Adblockers have been much in the news lately, especially as the last few years has seen downloads growing along an almost vertical trendline. But it may not be just advertising and cookie crushing that is motivating consumers.
As the chart below from business intelligence site Statista demonstrates (using data collected by the New York Times), so addicted have many publishers become to advertising that the inventory bloat is seriously compromising consumer data packages.
According to Statista.”For the readers however, online ads are mostly annoying: not only do they distract the attention away from the actual editorial content, but, as it turns out, they also take a heavy toll on mobile readers’ data consumption. According to an analysis conducted by The New York Times, in many cases online ads and scripts account for more than half of the data that is used to load mobile news websites.”
The worst example identified in the report is boston.com, which says Statista almost four times as large as the data to deliver advertising as it does to load the site’s editorial content.

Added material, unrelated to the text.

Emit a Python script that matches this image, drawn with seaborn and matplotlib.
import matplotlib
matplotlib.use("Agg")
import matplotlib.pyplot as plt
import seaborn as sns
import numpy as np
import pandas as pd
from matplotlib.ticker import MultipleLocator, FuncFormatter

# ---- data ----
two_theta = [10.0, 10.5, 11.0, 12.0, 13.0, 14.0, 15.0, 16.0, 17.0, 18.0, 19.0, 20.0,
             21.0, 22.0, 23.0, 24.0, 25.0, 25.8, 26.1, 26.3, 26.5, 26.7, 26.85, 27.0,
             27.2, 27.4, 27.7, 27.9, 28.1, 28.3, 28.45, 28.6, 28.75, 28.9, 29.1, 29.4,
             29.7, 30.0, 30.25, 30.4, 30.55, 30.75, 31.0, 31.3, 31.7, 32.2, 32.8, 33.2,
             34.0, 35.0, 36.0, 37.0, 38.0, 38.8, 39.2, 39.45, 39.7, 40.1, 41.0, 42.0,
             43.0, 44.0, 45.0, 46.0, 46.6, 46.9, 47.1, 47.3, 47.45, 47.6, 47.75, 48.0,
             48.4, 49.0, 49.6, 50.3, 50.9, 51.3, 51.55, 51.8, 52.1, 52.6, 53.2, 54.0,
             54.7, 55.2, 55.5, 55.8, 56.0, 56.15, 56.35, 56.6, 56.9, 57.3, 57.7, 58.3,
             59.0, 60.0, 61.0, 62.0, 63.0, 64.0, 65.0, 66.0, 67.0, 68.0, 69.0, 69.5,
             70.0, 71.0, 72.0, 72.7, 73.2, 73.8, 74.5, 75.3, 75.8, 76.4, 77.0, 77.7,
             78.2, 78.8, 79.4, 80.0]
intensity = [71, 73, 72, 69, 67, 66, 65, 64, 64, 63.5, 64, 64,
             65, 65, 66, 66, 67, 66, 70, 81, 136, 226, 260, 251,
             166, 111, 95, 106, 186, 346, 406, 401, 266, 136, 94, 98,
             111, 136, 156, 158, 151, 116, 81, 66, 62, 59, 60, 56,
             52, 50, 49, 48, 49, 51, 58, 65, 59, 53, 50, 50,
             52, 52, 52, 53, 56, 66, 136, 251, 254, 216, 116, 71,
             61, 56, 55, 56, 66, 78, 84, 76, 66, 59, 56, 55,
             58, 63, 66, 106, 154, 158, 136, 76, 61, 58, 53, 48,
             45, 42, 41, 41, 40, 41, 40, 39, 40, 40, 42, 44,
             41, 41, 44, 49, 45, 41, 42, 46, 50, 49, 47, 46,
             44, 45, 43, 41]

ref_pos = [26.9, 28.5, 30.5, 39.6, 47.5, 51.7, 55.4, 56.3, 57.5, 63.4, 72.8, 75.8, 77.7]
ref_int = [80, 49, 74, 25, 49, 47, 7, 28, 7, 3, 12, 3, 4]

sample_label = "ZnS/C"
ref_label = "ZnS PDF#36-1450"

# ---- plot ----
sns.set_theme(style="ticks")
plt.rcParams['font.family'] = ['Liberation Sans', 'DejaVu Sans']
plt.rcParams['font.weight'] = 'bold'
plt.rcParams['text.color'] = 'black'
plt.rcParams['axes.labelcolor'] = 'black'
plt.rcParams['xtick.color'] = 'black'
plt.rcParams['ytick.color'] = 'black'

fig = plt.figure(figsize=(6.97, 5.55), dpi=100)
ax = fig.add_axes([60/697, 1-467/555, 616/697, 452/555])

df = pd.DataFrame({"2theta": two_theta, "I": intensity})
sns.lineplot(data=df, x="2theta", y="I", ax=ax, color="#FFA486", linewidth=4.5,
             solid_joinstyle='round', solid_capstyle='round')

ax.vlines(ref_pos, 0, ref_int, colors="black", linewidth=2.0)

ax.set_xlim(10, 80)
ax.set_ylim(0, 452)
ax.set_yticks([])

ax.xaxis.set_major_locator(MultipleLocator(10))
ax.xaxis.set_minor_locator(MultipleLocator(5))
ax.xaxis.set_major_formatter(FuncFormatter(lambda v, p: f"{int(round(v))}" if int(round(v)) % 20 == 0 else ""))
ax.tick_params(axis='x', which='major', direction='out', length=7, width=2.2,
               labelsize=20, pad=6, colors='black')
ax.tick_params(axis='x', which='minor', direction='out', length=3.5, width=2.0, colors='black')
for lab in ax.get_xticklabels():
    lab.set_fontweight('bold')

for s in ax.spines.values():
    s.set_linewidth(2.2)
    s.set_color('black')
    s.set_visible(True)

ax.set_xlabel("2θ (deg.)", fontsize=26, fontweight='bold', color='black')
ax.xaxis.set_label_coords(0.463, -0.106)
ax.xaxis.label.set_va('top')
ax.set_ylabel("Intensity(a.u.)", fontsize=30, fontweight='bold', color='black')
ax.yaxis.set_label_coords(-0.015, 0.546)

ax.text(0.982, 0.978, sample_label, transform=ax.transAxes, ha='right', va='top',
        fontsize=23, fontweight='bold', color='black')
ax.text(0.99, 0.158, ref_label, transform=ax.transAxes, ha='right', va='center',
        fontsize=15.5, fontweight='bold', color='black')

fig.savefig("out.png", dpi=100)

Whole Boston.com is an extreme example it is hardly alone. The click shoring The Huffington Post is almost as bad, while the advertising on CNN for instance chews up one and a half times as much data as the stories that draw its readers.
Statista notes: “Meanwhile publishers and creators of mobile ads, who were recently alarmed by Apple’s decision to allow ad-blocking software on its mobile devices, should focus on increasing the performance of advertising content and thus improving the overall user experience.”